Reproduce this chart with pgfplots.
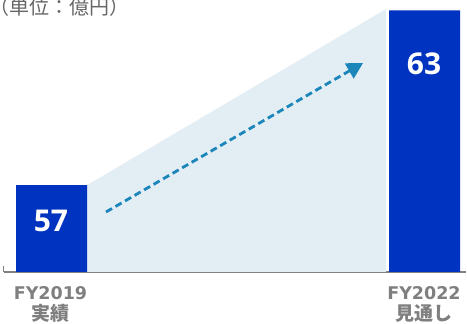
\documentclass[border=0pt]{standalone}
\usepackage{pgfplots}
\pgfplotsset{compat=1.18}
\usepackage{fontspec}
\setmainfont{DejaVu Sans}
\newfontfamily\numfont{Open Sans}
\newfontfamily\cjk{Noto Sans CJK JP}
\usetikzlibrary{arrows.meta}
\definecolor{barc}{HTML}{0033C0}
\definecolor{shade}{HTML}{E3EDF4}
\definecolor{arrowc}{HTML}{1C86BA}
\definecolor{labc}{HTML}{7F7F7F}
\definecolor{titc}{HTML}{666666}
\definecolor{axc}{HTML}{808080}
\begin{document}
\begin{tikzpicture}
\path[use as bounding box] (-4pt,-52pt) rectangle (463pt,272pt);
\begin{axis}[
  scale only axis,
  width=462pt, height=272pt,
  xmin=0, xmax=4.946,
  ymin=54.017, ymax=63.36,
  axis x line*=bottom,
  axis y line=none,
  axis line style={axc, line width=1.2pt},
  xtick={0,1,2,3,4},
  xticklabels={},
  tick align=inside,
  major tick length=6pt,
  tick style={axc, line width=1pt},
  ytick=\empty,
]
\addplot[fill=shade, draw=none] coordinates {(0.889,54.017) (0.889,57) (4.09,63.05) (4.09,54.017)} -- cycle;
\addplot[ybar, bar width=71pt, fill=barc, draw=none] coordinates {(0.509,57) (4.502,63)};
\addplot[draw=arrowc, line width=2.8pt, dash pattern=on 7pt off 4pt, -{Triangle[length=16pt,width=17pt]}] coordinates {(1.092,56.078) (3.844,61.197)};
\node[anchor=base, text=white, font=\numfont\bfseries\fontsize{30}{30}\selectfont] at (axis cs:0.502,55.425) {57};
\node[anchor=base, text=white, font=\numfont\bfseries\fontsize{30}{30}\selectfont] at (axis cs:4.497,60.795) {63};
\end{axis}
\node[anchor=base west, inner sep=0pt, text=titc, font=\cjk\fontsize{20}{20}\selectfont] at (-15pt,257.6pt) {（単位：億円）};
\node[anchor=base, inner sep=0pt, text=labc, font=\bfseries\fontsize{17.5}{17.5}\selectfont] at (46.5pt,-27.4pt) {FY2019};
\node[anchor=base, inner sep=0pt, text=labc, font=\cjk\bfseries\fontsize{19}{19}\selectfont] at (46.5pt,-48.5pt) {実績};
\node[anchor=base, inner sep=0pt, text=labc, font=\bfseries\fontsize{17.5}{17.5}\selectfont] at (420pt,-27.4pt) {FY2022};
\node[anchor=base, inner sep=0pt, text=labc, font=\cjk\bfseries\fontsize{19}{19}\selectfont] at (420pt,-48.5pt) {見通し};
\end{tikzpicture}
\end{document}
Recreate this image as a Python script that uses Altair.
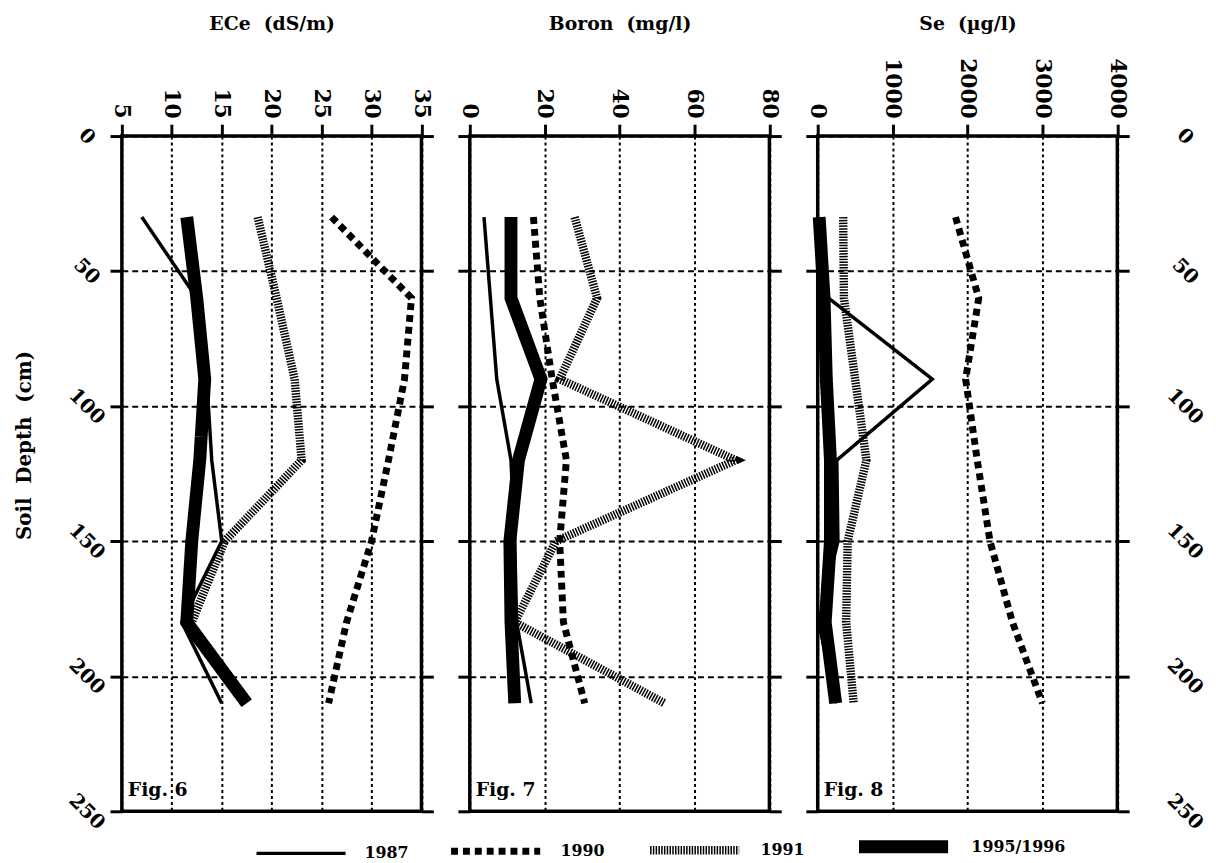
☆ ☆ ☆ ☆ ☆ ☆ ☆
--- OBJECTIVE ---
Every line containing the string "this" must be listed.

--- COMPLETED EXERCISE ---
Reproduce this chart with pgfplots.
Recreate this image as a Python script that uses Altair.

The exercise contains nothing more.